The modern software development landscape demands not just functional, but also resilient systems. As applications grow in complexity, distributed architectures become the norm, and user expectations for always-on services climb, the ability of a system to withstand unexpected failures is paramount. This is where Chaos Engineering, the practice of intentionally injecting faults into a system to uncover weaknesses, has proven invaluable. Traditionally, chaos experiments were often conducted in production environments, a reactive measure to validate resilience in a live setting. However, a significant paradigm shift is underway: "Shift-Left Chaos."

Shift-Left Chaos advocates for integrating automated fault injection directly into the Continuous Integration/Continuous Delivery (CI/CD) pipeline. This proactive approach moves resilience validation from a reactive, production-only exercise to a continuous, embedded part of the development lifecycle. By catching systemic weaknesses much earlier, organizations can significantly reduce the cost of failure, accelerate the delivery of truly resilient systems, and foster a culture of resilience by design.

The Imperative of Automating Chaos Experiments

The benefits of automating chaos experiments within CI/CD are manifold:

Speed and Consistency: Manual chaos experiments are time-consuming and prone to human error. Automation ensures experiments are run consistently, with predefined parameters, across every relevant build or deployment. This speed enables rapid feedback loops, crucial for agile development.
Early Detection: Discovering vulnerabilities in staging or pre-production environments is infinitely less costly than finding them in production. Automated chaos allows teams to identify and remediate weaknesses before they impact customers, saving reputation, revenue, and engineering effort.
Reduced Blast Radius: Experiments conducted in non-production environments inherently carry a lower risk. While the ultimate goal is to validate resilience in production, comprehensive testing in earlier stages minimizes the potential for widespread outages when issues are found.
Continuous Learning and Improvement: By embedding chaos into the pipeline, resilience becomes a continuous concern, not a one-off project. Teams gain a deeper understanding of their system's failure modes and build a proactive mindset towards robustness.

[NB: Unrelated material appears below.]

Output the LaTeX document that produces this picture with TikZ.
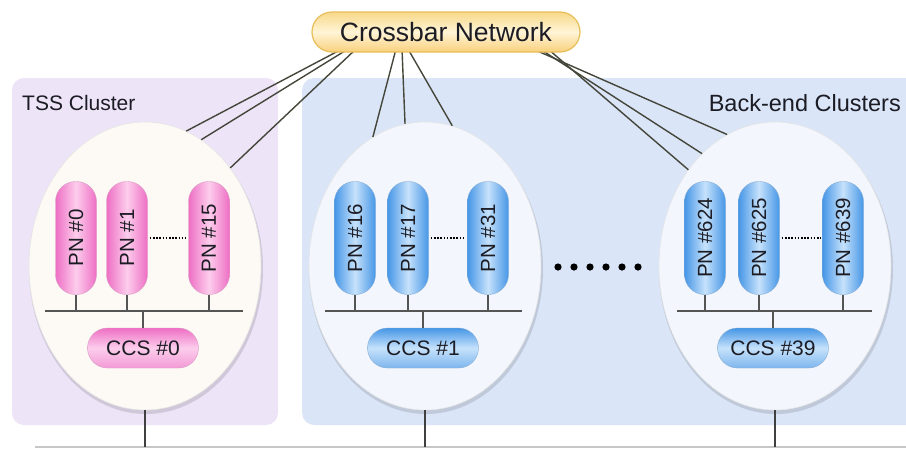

Where and When to Integrate Chaos into Your CI/CD Pipeline

The integration points for automated chaos experiments can vary based on your application's architecture, maturity, and risk tolerance. Ideal stages include:

Post-Deployment to Staging/Pre-Production: This is arguably the most common and effective starting point. After your application has been successfully deployed to a dedicated staging environment, automated chaos experiments can be triggered. This allows you to test the integrated system in a near-production replica.
Before Performance or Load Tests: Running chaos experiments prior to or even concurrently with performance tests can reveal how your system behaves under stress and duress. Does it scale down gracefully when a dependency fails, or does it collapse under load?
Feature Branch Testing (Advanced): For highly mature teams, integrating lightweight chaos experiments into feature branch pipelines can provide immediate feedback on the resilience implications of new code changes. This pushes the "shift-left" concept to its extreme, catching issues even before merging to main.
Pre-Production Gate: As a final gate before production deployment, a comprehensive suite of automated chaos experiments can serve as a critical quality check, ensuring the system meets defined resilience SLOs (Service Level Objectives).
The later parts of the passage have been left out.